Task statement
From the very first line of the data to the line containing "const activeValues = [54.4, 18.1, 23.6, 3.9];", retype everything exactly, leaving the pictures behind.

■ ■ ■ ■ ■ ■ ■

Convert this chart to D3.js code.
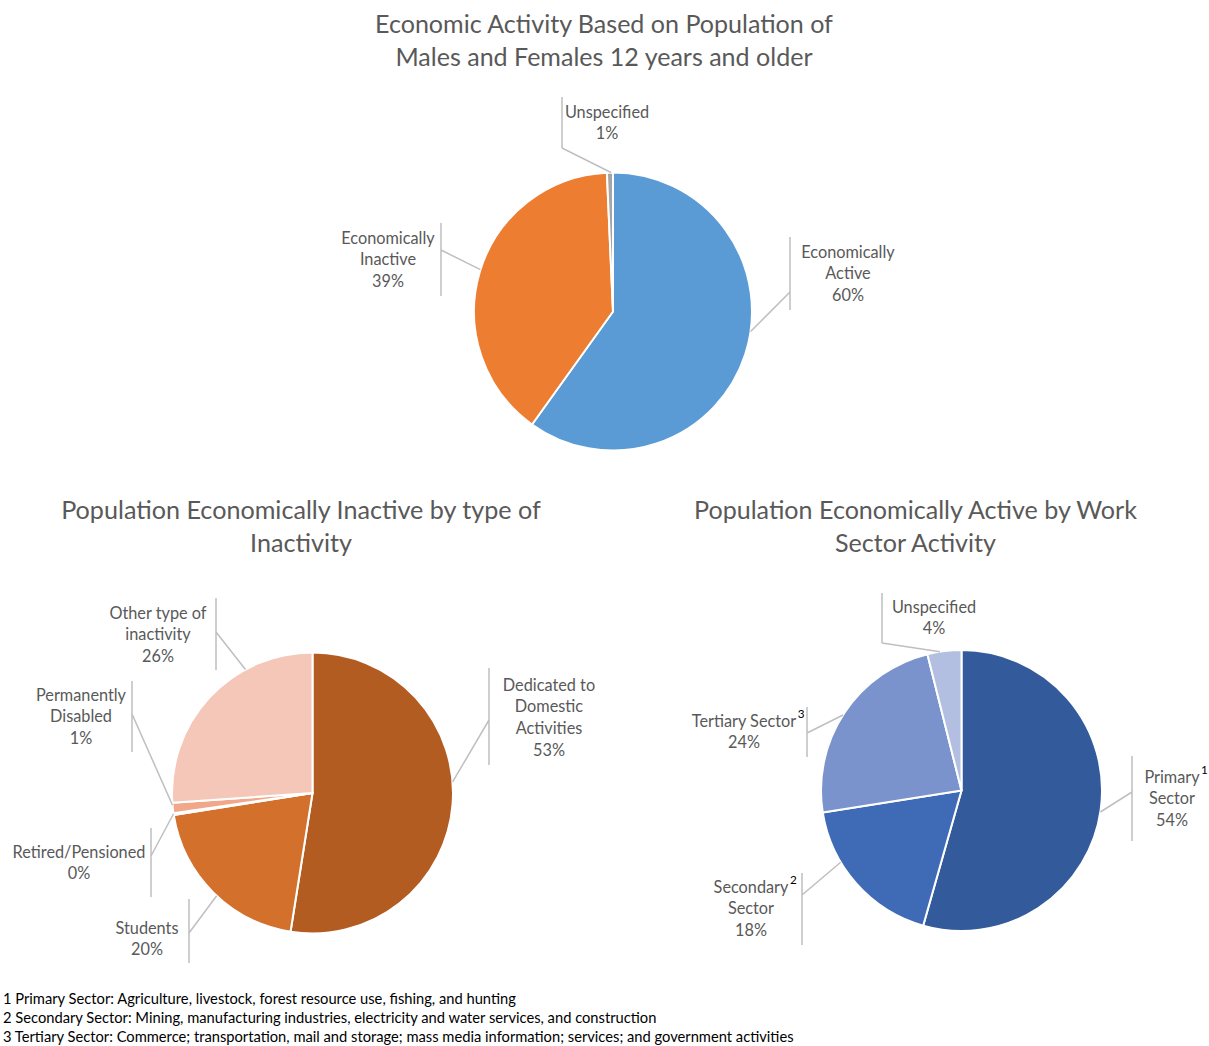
<!DOCTYPE html>
<html>
<head>
<meta charset="utf-8">
<script src="https://cdn.jsdelivr.net/npm/d3@7"></script>
<style>
  html, body { margin: 0; padding: 0; background: #ffffff; }
  svg { display: block; }
</style>
</head>
<body>
<svg id="chart" width="1209" height="1046"></svg>
<script>
// ---------------- DATA ----------------
const topCategories = ["Economically Active", "Economically Inactive", "Unspecified"];
const topValues = [59.9, 39.4, 0.7];

const inactiveCategories = ["Dedicated to Domestic Activities", "Students", "Retired/Pensioned", "Permanently Disabled", "Other type of inactivity"];
const inactiveValues = [52.5, 20.0, 0.2, 1.2, 26.1];

const activeCategories = ["Primary Sector", "Secondary Sector", "Tertiary Sector", "Unspecified"];
const activeValues = [54.4, 18.1, 23.6, 3.9];

const titleTop = ["Economic Activity Based on Population of", "Males and Females 12 years and older"];
const titleInactive = ["Population Economically Inactive by type of", "Inactivity"];
const titleActive = ["Population Economically Active by Work", "Sector Activity"];

const footnotes = [
  "1 Primary Sector: Agriculture, livestock, forest resource use, fishing, and hunting",
  "2 Secondary Sector: Mining, manufacturing industries, electricity and water services, and construction",
  "3 Tertiary Sector: Commerce; transportation, mail and storage; mass media information; services; and government activities"
];

// ---------------- STYLE / LAYOUT ----------------
const FONT = "Lato, 'Open Sans', sans-serif";
const TEXT_GREY = "#595959";
const LEADER = "#bfbfbf";

const topColors = ["#5b9bd5", "#ed7d31", "#a5a5a5"];
const inactiveColors = ["#b35c22", "#d2702c", "#e9936a", "#f0a78a", "#f4c7b8"];
const activeColors = ["#335a9b", "#3e6ab6", "#7a93cd", "#b3bfe0"];

const charts = [
  {
    cats: topCategories, vals: topValues, colors: topColors,
    cx: 613, cy: 311.5, r: 139,
    title: titleTop, titleX: 604, titleY: [24, 57], titleW: 458,
    labels: [
      { lines: ["Economically", "Active"], x: 848, y: 252, bx: 790, by0: 237, by1: 310, ey: 292, ang: 98.3 },
      { lines: ["Economically", "Inactive"], x: 388, y: 238, bx: 441, by0: 223, by1: 296, ey: 250, ang: 287.5 },
      { lines: ["Unspecified"], x: 607, y: 112, bx: 562, by0: 97, by1: 148, ey: 148, ang: 359.2 }
    ]
  },
  {
    cats: inactiveCategories, vals: inactiveValues, colors: inactiveColors,
    cx: 312.5, cy: 793, r: 140.5,
    title: titleInactive, titleX: 301, titleY: [510, 543], titleW: 480,
    labels: [
      { lines: ["Dedicated to", "Domestic", "Activities"], x: 549, y: 685, bx: 489, by0: 668, by1: 765, ey: 720, ang: 85.5 },
      { lines: ["Students"], x: 147, y: 928, bx: 189, by0: 899, by1: 963, ey: 933, ang: 223 },
      { lines: ["Retired/Pensioned"], x: 79, y: 852, bx: 151, by0: 828, by1: 897, ey: 856, ang: 261.5 },
      { lines: ["Permanently", "Disabled"], x: 81, y: 695, bx: 132, by0: 681, by1: 752, ey: 714, ang: 265 },
      { lines: ["Other type of", "inactivity"], x: 158, y: 613, bx: 216, by0: 598, by1: 670, ey: 632, ang: 331.5 }
    ]
  },
  {
    cats: activeCategories, vals: activeValues, colors: activeColors,
    cx: 961.5, cy: 790.5, r: 140.5,
    title: titleActive, titleX: 915.5, titleY: [510, 543], titleW: 443,
    labels: [
      { lines: ["Primary", "Sector"], sup: "1", x: 1172, y: 777, bx: 1132, by0: 756, by1: 841, ey: 792, ang: 98.8 },
      { lines: ["Secondary", "Sector"], sup: "2", x: 751, y: 887, bx: 802, by0: 873, by1: 945, ey: 895, ang: 239.3 },
      { lines: ["Tertiary Sector"], sup: "3", x: 744, y: 721, bx: 807, by0: 707, by1: 757, ey: 733, ang: 302.5 },
      { lines: ["Unspecified"], x: 934, y: 607, bx: 882, by0: 593, by1: 643, ey: 643, ang: 351.2 }
    ]
  }
];

const LINE_H = 21.7;

// ---------------- DRAW ----------------
const svg = d3.select("#chart");

// helper: fit a font size so that a string reaches a target width
function fitSize(text, target, base) {
  const t = svg.append("text").attr("font-family", FONT).attr("font-size", base).text(text);
  const w = t.node().getComputedTextLength();
  t.remove();
  return base * target / w;
}

const labelSize = fitSize("Retired/Pensioned", 133, 15);

charts.forEach(ch => {
  const g = svg.append("g");
  const total = d3.sum(ch.vals);
  const pie = d3.pie().sort(null).value(d => d)(ch.vals);
  const arc = d3.arc().innerRadius(0).outerRadius(ch.r);

  // slices
  g.append("g").attr("transform", `translate(${ch.cx},${ch.cy})`)
    .selectAll("path").data(pie).join("path")
    .attr("d", arc)
    .attr("fill", (d, i) => ch.colors[i])
    .attr("stroke", "#ffffff")
    .attr("stroke-width", 2)
    .attr("stroke-linejoin", "round");

  // title
  const ts = fitSize(ch.title[0], ch.titleW, 24);
  g.append("g").selectAll("text").data(ch.title).join("text")
    .attr("x", ch.titleX).attr("y", (d, i) => ch.titleY[i])
    .attr("dy", "0.35em")
    .attr("text-anchor", "middle")
    .attr("font-family", FONT).attr("font-size", ts)
    .attr("fill", TEXT_GREY)
    .text(d => d);

  // labels + leaders
  ch.labels.forEach((lb, i) => {
    const a = lb.ang * Math.PI / 180;
    const px = ch.cx + ch.r * Math.sin(a);
    const py = ch.cy - ch.r * Math.cos(a);
    g.append("path")
      .attr("d", `M${lb.bx},${lb.by0}V${lb.by1}M${lb.bx},${lb.ey}L${px},${py}`)
      .attr("fill", "none").attr("stroke", LEADER).attr("stroke-width", 1.5);

    const pct = Math.round(ch.vals[i] / total * 100) + "%";
    const lines = lb.lines.concat([pct]);
    const tg = g.append("g");
    tg.selectAll("text").data(lines).join("text")
      .attr("x", lb.x).attr("y", (d, j) => lb.y + j * LINE_H)
      .attr("dy", "0.35em")
      .attr("text-anchor", "middle")
      .attr("font-family", FONT).attr("font-size", labelSize)
      .attr("fill", TEXT_GREY)
      .text(d => d);
    if (lb.sup) {
      const first = tg.select("text").node();
      const w = first.getComputedTextLength();
      tg.append("text")
        .attr("x", lb.x + w / 2 + 1.5).attr("y", lb.y - 7)
        .attr("dy", "0.35em")
        .attr("font-family", FONT).attr("font-size", labelSize * 0.72)
        .attr("fill", "#000000")
        .text(lb.sup);
    }
  });
});

// footnotes
const fs = fitSize(footnotes[2], 791, 14);
svg.append("g").selectAll("text").data(footnotes).join("text")
  .attr("x", 3).attr("y", (d, i) => 999 + i * 19)
  .attr("dy", "0.35em")
  .attr("font-family", FONT).attr("font-size", fs)
  .attr("fill", "#000000")
  .text(d => d);
</script>
</body>
</html>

■ ■ ■ ■ ■ ■ ■

Reply to the task
Convert this chart to D3.js code.
<!DOCTYPE html>
<html>
<head>
<meta charset="utf-8">
<script src="https://cdn.jsdelivr.net/npm/d3@7"></script>
<style>
  html, body { margin: 0; padding: 0; background: #ffffff; }
  svg { display: block; }
</style>
</head>
<body>
<svg id="chart" width="1209" height="1046"></svg>
<script>
// ---------------- DATA ----------------
const topCategories = ["Economically Active", "Economically Inactive", "Unspecified"];
const topValues = [59.9, 39.4, 0.7];

const inactiveCategories = ["Dedicated to Domestic Activities", "Students", "Retired/Pensioned", "Permanently Disabled", "Other type of inactivity"];
const inactiveValues = [52.5, 20.0, 0.2, 1.2, 26.1];

const activeCategories = ["Primary Sector", "Secondary Sector", "Tertiary Sector", "Unspecified"];
const activeValues = [54.4, 18.1, 23.6, 3.9];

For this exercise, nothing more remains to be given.